What is needed: Exactly as written, quote every line that follows, skipping the images.

Provided entries:
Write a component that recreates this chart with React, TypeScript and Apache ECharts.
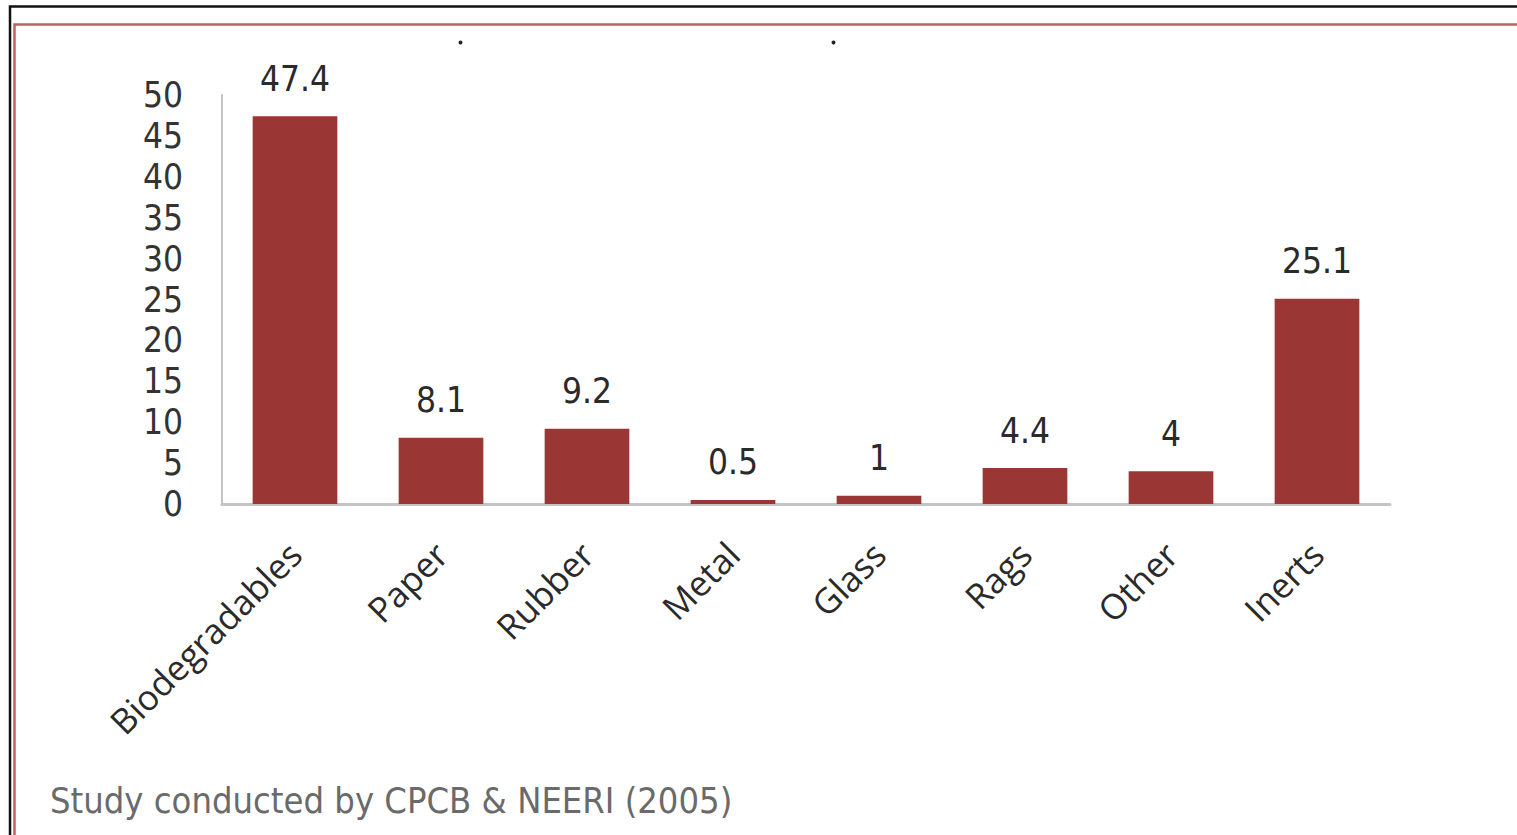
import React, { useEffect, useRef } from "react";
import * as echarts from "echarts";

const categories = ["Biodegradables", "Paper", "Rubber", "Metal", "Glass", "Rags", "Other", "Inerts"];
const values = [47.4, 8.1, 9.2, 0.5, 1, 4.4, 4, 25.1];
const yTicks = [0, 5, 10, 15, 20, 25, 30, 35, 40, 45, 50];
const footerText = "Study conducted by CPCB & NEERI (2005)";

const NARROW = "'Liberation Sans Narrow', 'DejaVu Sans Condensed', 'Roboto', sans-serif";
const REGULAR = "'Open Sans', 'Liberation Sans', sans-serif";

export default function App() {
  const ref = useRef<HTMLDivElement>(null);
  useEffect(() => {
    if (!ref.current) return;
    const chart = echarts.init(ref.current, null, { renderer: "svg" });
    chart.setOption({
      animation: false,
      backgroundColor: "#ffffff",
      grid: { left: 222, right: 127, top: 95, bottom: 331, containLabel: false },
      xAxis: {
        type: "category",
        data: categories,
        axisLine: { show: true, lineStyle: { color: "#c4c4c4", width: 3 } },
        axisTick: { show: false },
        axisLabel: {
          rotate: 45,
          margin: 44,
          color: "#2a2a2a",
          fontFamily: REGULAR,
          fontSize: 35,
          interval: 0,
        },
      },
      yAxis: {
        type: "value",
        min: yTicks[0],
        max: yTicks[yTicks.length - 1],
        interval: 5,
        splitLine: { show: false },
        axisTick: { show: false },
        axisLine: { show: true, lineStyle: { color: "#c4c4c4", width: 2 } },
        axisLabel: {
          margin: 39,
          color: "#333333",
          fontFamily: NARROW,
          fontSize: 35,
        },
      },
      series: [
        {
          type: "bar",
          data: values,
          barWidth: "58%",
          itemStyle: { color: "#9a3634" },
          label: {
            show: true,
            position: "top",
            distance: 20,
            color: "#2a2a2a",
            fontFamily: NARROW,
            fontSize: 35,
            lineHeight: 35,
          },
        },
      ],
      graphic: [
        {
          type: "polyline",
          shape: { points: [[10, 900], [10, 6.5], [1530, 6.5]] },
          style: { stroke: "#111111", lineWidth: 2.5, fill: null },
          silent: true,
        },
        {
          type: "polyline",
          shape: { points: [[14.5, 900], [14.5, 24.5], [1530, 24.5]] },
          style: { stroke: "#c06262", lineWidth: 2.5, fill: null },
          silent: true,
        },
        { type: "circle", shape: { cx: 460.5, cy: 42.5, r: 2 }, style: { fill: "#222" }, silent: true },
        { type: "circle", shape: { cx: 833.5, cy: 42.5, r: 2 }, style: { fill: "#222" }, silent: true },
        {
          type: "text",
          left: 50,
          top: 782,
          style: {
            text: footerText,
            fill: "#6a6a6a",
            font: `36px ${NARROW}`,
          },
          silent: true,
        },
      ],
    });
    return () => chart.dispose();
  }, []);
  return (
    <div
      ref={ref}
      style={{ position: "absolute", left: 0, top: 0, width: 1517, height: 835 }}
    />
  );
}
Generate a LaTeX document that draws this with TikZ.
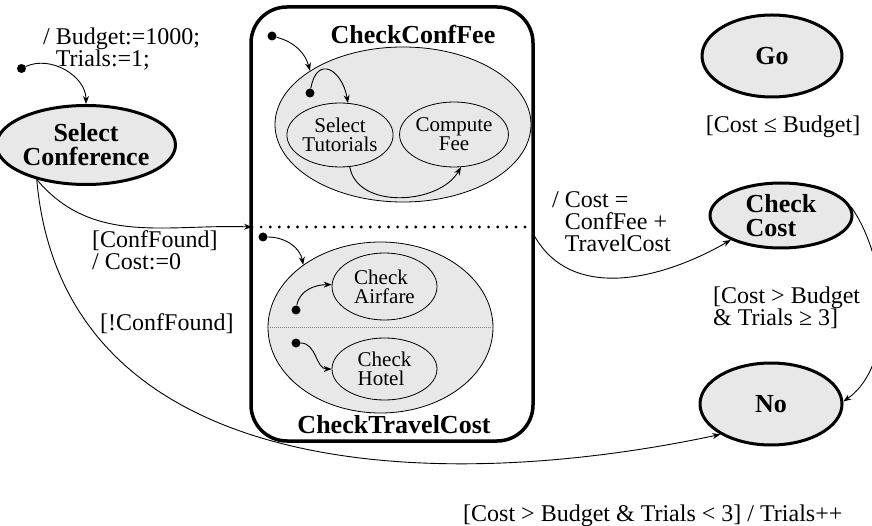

Written solution:
Write a component that recreates this chart with React, TypeScript and Apache ECharts.
import React, { useEffect, useRef } from "react";
import * as echarts from "echarts";

const categories = ["Biodegradables", "Paper", "Rubber", "Metal", "Glass", "Rags", "Other", "Inerts"];
const values = [47.4, 8.1, 9.2, 0.5, 1, 4.4, 4, 25.1];
const yTicks = [0, 5, 10, 15, 20, 25, 30, 35, 40, 45, 50];
const footerText = "Study conducted by CPCB & NEERI (2005)";

const NARROW = "'Liberation Sans Narrow', 'DejaVu Sans Condensed', 'Roboto', sans-serif";
const REGULAR = "'Open Sans', 'Liberation Sans', sans-serif";

export default function App() {
  const ref = useRef<HTMLDivElement>(null);
  useEffect(() => {
    if (!ref.current) return;
    const chart = echarts.init(ref.current, null, { renderer: "svg" });
    chart.setOption({
      animation: false,
      backgroundColor: "#ffffff",
      grid: { left: 222, right: 127, top: 95, bottom: 331, containLabel: false },
      xAxis: {
        type: "category",
        data: categories,
        axisLine: { show: true, lineStyle: { color: "#c4c4c4", width: 3 } },
        axisTick: { show: false },
        axisLabel: {
          rotate: 45,
          margin: 44,
          color: "#2a2a2a",
          fontFamily: REGULAR,
          fontSize: 35,
          interval: 0,
        },
      },
      yAxis: {
        type: "value",
        min: yTicks[0],
        max: yTicks[yTicks.length - 1],
        interval: 5,
        splitLine: { show: false },
        axisTick: { show: false },
        axisLine: { show: true, lineStyle: { color: "#c4c4c4", width: 2 } },
        axisLabel: {
          margin: 39,
          color: "#333333",
          fontFamily: NARROW,
          fontSize: 35,
        },
      },
      series: [
        {
          type: "bar",
          data: values,
          barWidth: "58%",
          itemStyle: { color: "#9a3634" },
          label: {
            show: true,
            position: "top",
            distance: 20,
            color: "#2a2a2a",
            fontFamily: NARROW,
            fontSize: 35,
            lineHeight: 35,
          },
        },
      ],
      graphic: [
        {
          type: "polyline",
          shape: { points: [[10, 900], [10, 6.5], [1530, 6.5]] },
          style: { stroke: "#111111", lineWidth: 2.5, fill: null },
          silent: true,
        },
        {
          type: "polyline",
          shape: { points: [[14.5, 900], [14.5, 24.5], [1530, 24.5]] },
          style: { stroke: "#c06262", lineWidth: 2.5, fill: null },
          silent: true,
        },
        { type: "circle", shape: { cx: 460.5, cy: 42.5, r: 2 }, style: { fill: "#222" }, silent: true },
        { type: "circle", shape: { cx: 833.5, cy: 42.5, r: 2 }, style: { fill: "#222" }, silent: true },
        {
          type: "text",
          left: 50,
          top: 782,
          style: {
            text: footerText,
            fill: "#6a6a6a",
            font: `36px ${NARROW}`,
          },
          silent: true,
        },
      ],
    });
    return () => chart.dispose();
  }, []);
  return (
    <div
      ref={ref}
      style={{ position: "absolute", left: 0, top: 0, width: 1517, height: 835 }}
    />
  );
}
Generate a LaTeX document that draws this with TikZ.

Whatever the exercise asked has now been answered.